Top 3 Reasons Online Entrepreneurs Fail
Ever wonder why some entrepreneurs seem to rock it and other struggle?

I sit on the board of an entrepreneurial empowerment and networking non-profit organization. Part of the mission of this organization is to decrease the high fail rate of early entrepreneurs and businesses -- some statistics have this as high as 9 out of 10 failing within the first three years of inception.
The question always ends up being, “Why?” And during our conversation several reasons were brought up but my take is that the following three reasons top the list:
1. Burying your head in the sand about numbers – lots of people hated math growing up and many entrepreneurs seem scared to even look at their numbers. Sometimes, the default with fear is to look the other way, but being ignorant to your numbers is a sure-fire way to run your business into the ground.
Instead, be aware of your costs so that you can create the largest profit margin. You must know what’s going out and what’s coming in, even if you have someone doing your bookkeeping for you.
For example, when pricing your product, don’t just look at your market and pluck a number that seems average or reasonable. Take into consideration your time, your overhead, your advertising, your team, your tech and most of all, don’t forget the cost of acquisition of a customer or client.
2. Let failures or past define them – all too often the voices in our heads are the meanest we’ve ever heard. The problem is that your own voice is the one you believe the most.
If you’ve ever failed at something, then you know it takes more out of you each time you try again, however you can choose to reframe each failure as a learning experience. Ask yourself, “What was I supposed to learn from this? How can I do better next time?
Remember how many times Edison failed at choosing a filament for the light bulb? Or how many tries Dyson had at a new type of vacuum cleaner.
Your failure never defines who you are, but what you do next shows the world your character.
3. Lack of knowledge in marketing – rarely can a business survive without marketing. Your customers need to know you exist before they can buy from you. All too often marketing gets nixed as an expense because entrepreneurs are unsure if the strategy they’re thinking of deploying will be fruitful.
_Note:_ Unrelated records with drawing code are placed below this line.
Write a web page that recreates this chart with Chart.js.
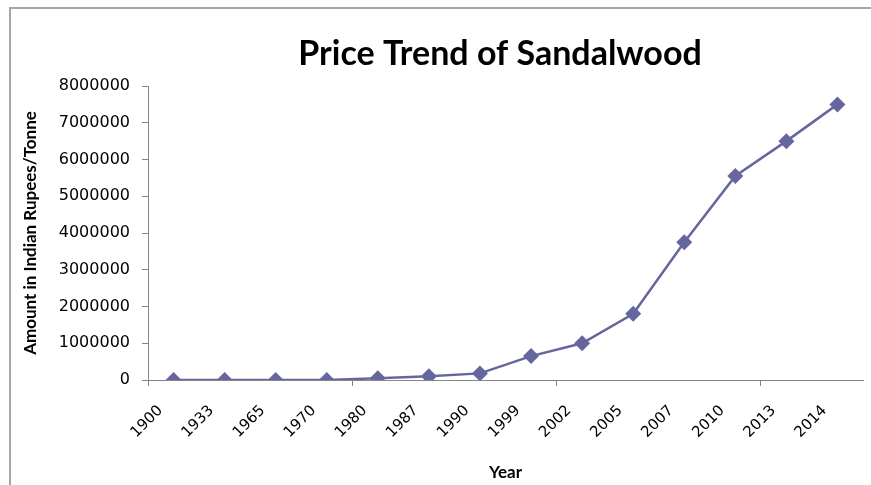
<!DOCTYPE html>
<html>
<head>
<meta charset="utf-8">
<script src="https://cdn.jsdelivr.net/npm/chart.js@4/dist/chart.umd.min.js"></script>
<style>
  html, body { margin: 0; padding: 0; background: #fff; }
  #wrap { position: relative; width: 871px; height: 485px; }
  #frame {
    position: absolute; left: 9px; top: 7px; right: -5px; bottom: -5px;
    border-left: 2px solid #a6a6a6; border-top: 2px solid #a6a6a6;
  }
  canvas { position: absolute; left: 0; top: 0; }
</style>
</head>
<body>
<div id="wrap">
  <div id="frame"></div>
  <canvas id="myChart" width="871" height="485"></canvas>
</div>
<script>
document.addEventListener("DOMContentLoaded", function (event) {
    // years and price per tonne (Indian Rupees)
    const years = ['1900', '1933', '1965', '1970', '1980', '1987', '1990',
                   '1999', '2002', '2005', '2007', '2010', '2013', '2014'];
    const prices = [0, 0, 0, 0, 50000, 100000, 180000,
                    650000, 1000000, 1800000, 3750000, 5550000, 6500000, 7500000];
    const yMax = 8000000;
    const yStep = 1000000;
    const chartTitle = 'Price Trend of Sandalwood';

    const axisGray = '#868686';
    const lineColor = '#66669e';

    // title drawn by hand so it can sit off-centre like the original sheet
    const titlePlugin = {
        id: 'sheetTitle',
        afterDraw: function (chart) {
            const ctx = chart.ctx;
            ctx.save();
            ctx.font = 'bold 34px Lato';
            ctx.fillStyle = '#000';
            ctx.textAlign = 'center';
            ctx.textBaseline = 'middle';
            ctx.fillText(chartTitle, 500, 54);
            ctx.restore();
        }
    };

    const data = {
        labels: years,
        datasets: [{
            label: 'Price',
            data: prices,
            borderColor: lineColor,
            backgroundColor: lineColor,
            borderWidth: 2.5,
            pointStyle: 'rectRot',
            pointRadius: 8,
            pointBorderWidth: 0,
            pointBackgroundColor: lineColor,
            tension: 0
        }]
    };

    const config = {
        type: 'line',
        data: data,
        plugins: [titlePlugin],
        options: {
            responsive: false,
            animation: false,
            layout: { padding: { left: 12, right: 3, top: 86, bottom: 2 } },
            plugins: {
                legend: { display: false },
                tooltip: { enabled: false },
                title: { display: false }
            },
            scales: {
                x: {
                    offset: true,
                    border: { display: true, color: axisGray, width: 1 },
                    grid: {
                        offset: true,
                        drawOnChartArea: false,
                        drawTicks: true,
                        tickLength: 6,
                        // tick marks every fourth category boundary
                        color: function (ctx) {
                            return (ctx.type === 'tick' && ctx.index % 4 === 0) ? axisGray : 'rgba(0,0,0,0)';
                        }
                    },
                    ticks: {
                        autoSkip: false,
                        minRotation: 45,
                        maxRotation: 45,
                        labelOffset: -13,
                        padding: 16,
                        color: '#000',
                        font: { family: 'DejaVu Sans', size: 15 }
                    },
                    title: {
                        display: true,
                        text: 'Year',
                        color: '#000',
                        font: { family: 'Lato', size: 17, weight: 'bold' },
                        padding: { top: 0, bottom: 0 }
                    },
                    afterFit: function (scale) {
                        scale.height = 103;
                        scale.paddingRight = 0;
                    }
                },
                y: {
                    min: 0,
                    max: yMax,
                    border: { display: true, color: axisGray, width: 1 },
                    grid: {
                        drawOnChartArea: false,
                        drawTicks: true,
                        tickLength: 6,
                        color: axisGray
                    },
                    ticks: {
                        stepSize: yStep,
                        padding: 12,
                        color: '#000',
                        font: { family: 'DejaVu Sans', size: 16 },
                        callback: function (v) { return String(v); }
                    },
                    title: {
                        display: true,
                        text: 'Amount in Indian Rupees/Tonne',
                        color: '#000',
                        font: { family: 'Lato', size: 17, weight: 'bold' },
                        padding: { top: 8, bottom: 0 }
                    },
                    afterFit: function (scale) { scale.width = 136; }
                }
            }
        }
    };

    const myChart = new Chart(
        document.getElementById('myChart'),
        config
    );
});
</script>
</body>
</html>
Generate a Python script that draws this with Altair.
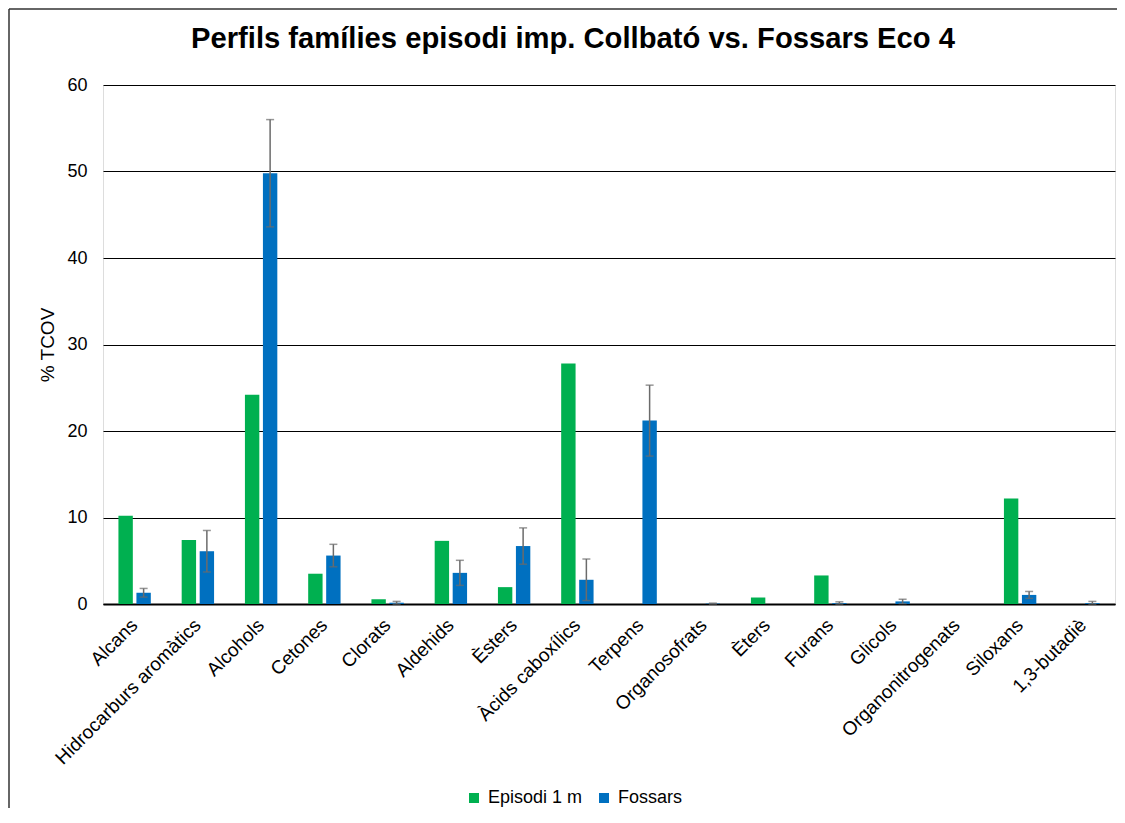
import altair as alt
import pandas as pd

categories = ["Alcans", "Hidrocarburs aromàtics", "Alcohols", "Cetones", "Clorats",
              "Aldehids", "Èsters", "Àcids caboxílics", "Terpens", "Organosofrats",
              "Èters", "Furans", "Glicols", "Organonitrogenats", "Siloxans", "1,3-butadiè"]
series = ["Episodi 1 m", "Fossars"]
episodi = [10.2, 7.4, 24.2, 3.5, 0.55, 7.3, 1.95, 27.8, 0, 0, 0.75, 3.3, 0, 0, 12.2, 0]
fossars = [1.3, 6.1, 49.8, 5.6, 0.15, 3.6, 6.7, 2.8, 21.2, 0.05, 0, 0.1, 0.3, 0, 1.05, 0.1]
fossars_err = [0.5, 2.4, 6.2, 1.3, 0.15, 1.45, 2.1, 2.4, 4.1, 0.05, 0, 0.15, 0.25, 0, 0.4, 0.2]
colors = ["#00B050", "#0070C0"]

rows = []
for c, e in zip(categories, episodi):
    rows.append({"cat": c, "series": series[0], "value": e})
for c, f in zip(categories, fossars):
    rows.append({"cat": c, "series": series[1], "value": f})
df = pd.DataFrame(rows)

err_rows = []
for c, f, s in zip(categories, fossars, fossars_err):
    if s > 0:
        err_rows.append({"cat": c, "series": series[1], "lo": max(f - s, 0), "hi": f + s})
edf = pd.DataFrame(err_rows)

FONT = "Liberation Sans"

x_enc = alt.X("cat:N", sort=categories, title=None,
              scale=alt.Scale(paddingInner=0.488, paddingOuter=0.244),
              axis=alt.Axis(labelAngle=-45, labelAlign="right", labelBaseline="alphabetic",
                            labelFontSize=19, labelColor="#000000",
                            labelFont=FONT, ticks=False, domain=True, domainColor="#000000",
                            domainWidth=2, labelPadding=22, labelOffset=4,
                            labelLimit=400))
xo_enc = alt.XOffset("series:N", sort=series,
                     scale=alt.Scale(domain=series, paddingInner=0.2, paddingOuter=0))

bars = alt.Chart(df).mark_bar().encode(
    x=x_enc,
    xOffset=xo_enc,
    y=alt.Y("value:Q", title="% TCOV",
            scale=alt.Scale(domain=[0, 60], nice=False),
            axis=alt.Axis(values=[0, 10, 20, 30, 40, 50, 60], labelFontSize=18,
                          labelColor="#000000", labelFont=FONT, ticks=False,
                          labelPadding=16, domain=False, gridColor="#000000",
                          gridWidth=1.2, gridOpacity=1, titleFont=FONT,
                          titleFontSize=19, titleFontWeight="normal",
                          titleColor="#000000", titlePadding=9)),
    color=alt.Color("series:N", sort=series,
                    scale=alt.Scale(domain=series, range=colors),
                    legend=alt.Legend(title=None, orient="none", legendX=362, legendY=704,
                                      direction="horizontal", symbolType="square",
                                      symbolSize=100, symbolStrokeWidth=0,
                                      labelFontSize=18, labelFont=FONT,
                                      labelColor="#000000", columnPadding=12,
                                      labelOffset=5)),
)

err_rule = alt.Chart(edf).mark_rule(color="#6b6b6b", strokeWidth=1.5).encode(
    x=alt.X("cat:N", sort=categories),
    xOffset=xo_enc,
    y="lo:Q",
    y2="hi:Q",
)
cap_hi = alt.Chart(edf).mark_tick(color="#6b6b6b", size=8, thickness=1.5).encode(
    x=alt.X("cat:N", sort=categories),
    xOffset=xo_enc,
    y="hi:Q",
)
cap_lo = alt.Chart(edf).mark_tick(color="#6b6b6b", size=8, thickness=1.5).encode(
    x=alt.X("cat:N", sort=categories),
    xOffset=xo_enc,
    y="lo:Q",
)

frame_left = alt.Chart(alt.Data(values=[{}])).mark_rule(
    color="#333333", strokeWidth=1.5, clip=False).encode(
    x=alt.value(-94), y=alt.value(-76), y2=alt.value(730))
frame_top = alt.Chart(alt.Data(values=[{}])).mark_rule(
    color="#333333", strokeWidth=1.5, clip=False).encode(
    x=alt.value(-94), x2=alt.value(1014), y=alt.value(-76))

chart = alt.layer(frame_left, frame_top, bars, err_rule, cap_hi, cap_lo).properties(
    width=1012, height=519,
    autosize=alt.AutoSizeParams(type="none"),
    padding={"left": 95, "top": 77, "right": 2, "bottom": 204},
    title=alt.TitleParams("Perfils famílies episodi imp. Collbató vs. Fossars Eco 4",
                          font=FONT, fontSize=29.2, fontWeight="bold", color="#000000",
                          anchor="middle", frame="group", dx=-36, offset=0,
                          baseline="alphabetic", dy=69),
).configure_view(stroke="#000000", strokeWidth=1.5).configure(background="#ffffff")

chart.save("out.html", embed_options={"renderer": "svg", "actions": False})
They decide that the least amount of risk is the best decision but without some smart marketing risk there is no reward.
Instead, they decide to just print business cards, throw up a website, or put a sign up on the side of their car.
The best strategies are created with the end in mind. Determine the desired outcome and reverse engineer the steps to get there. Every good marketing strategy starts somewhere and then gets tweaked along the way so be prepared to deploy, evaluate, change, deploy, evaluate, change and keep doing that until you have a system that works.